Some of the best ideas die not because they’re bad — but because the founders behind them are too exhausted and cash-strapped to take the risk.

There’s no shame in seeking help

Lena used to think asking for help meant she wasn’t tough enough. That if she couldn’t build her startup alone, maybe she didn’t deserve to build it at all.

It took her a long time — too long — to realize that survival isn’t the goal. Thriving is.

Getting a small business loan, bringing on a strategic partner, or even accepting early-stage investment doesn’t mean you’re giving up control. It means you’re giving your dream the fuel it needs to go farther. It means you’re willing to bet on your own idea — not just with sweat and sleepless nights, but with real support behind you.

The truth is, nobody builds anything great completely alone. Behind every overnight success story are people who said yes to help long before they needed it desperately.

Bootstrapping sounds romantic until you realize the goal isn’t to barely scrape by. The goal is to create something strong enough to last — and sometimes, the smartest thing you can do is let someone else hand you a ladder when the walls start closing in.

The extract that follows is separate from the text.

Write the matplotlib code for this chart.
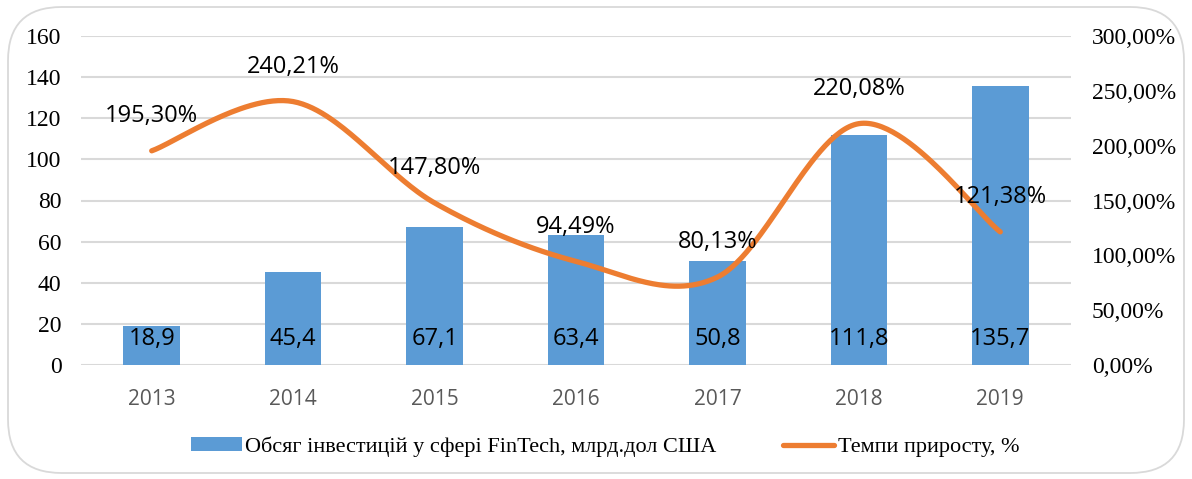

Building smart beats building solo

When Lena finally sat down with a mentor and opened up about how much she was struggling, she expected judgment. Instead, she got a simple question: “Why are you trying to do this all alone?”

She didn’t have a good answer.

The truth was, she had nothing left to prove. She had already built something real — something worth protecting. But protecting it didn’t mean clinging to the idea of doing it all herself. It meant being smart enough to find the right support before the cracks turned into craters.

Building a business on your own feels noble in theory. In practice, it often means carrying too much for too long.

The founders who make it are the ones who understand that independence doesn’t mean isolation. It means making choices that keep the dream alive — choices that let you build something stronger, faster, and with a lot more joy along the way.

Bootstrapping can take you far. But building smart can take you farther.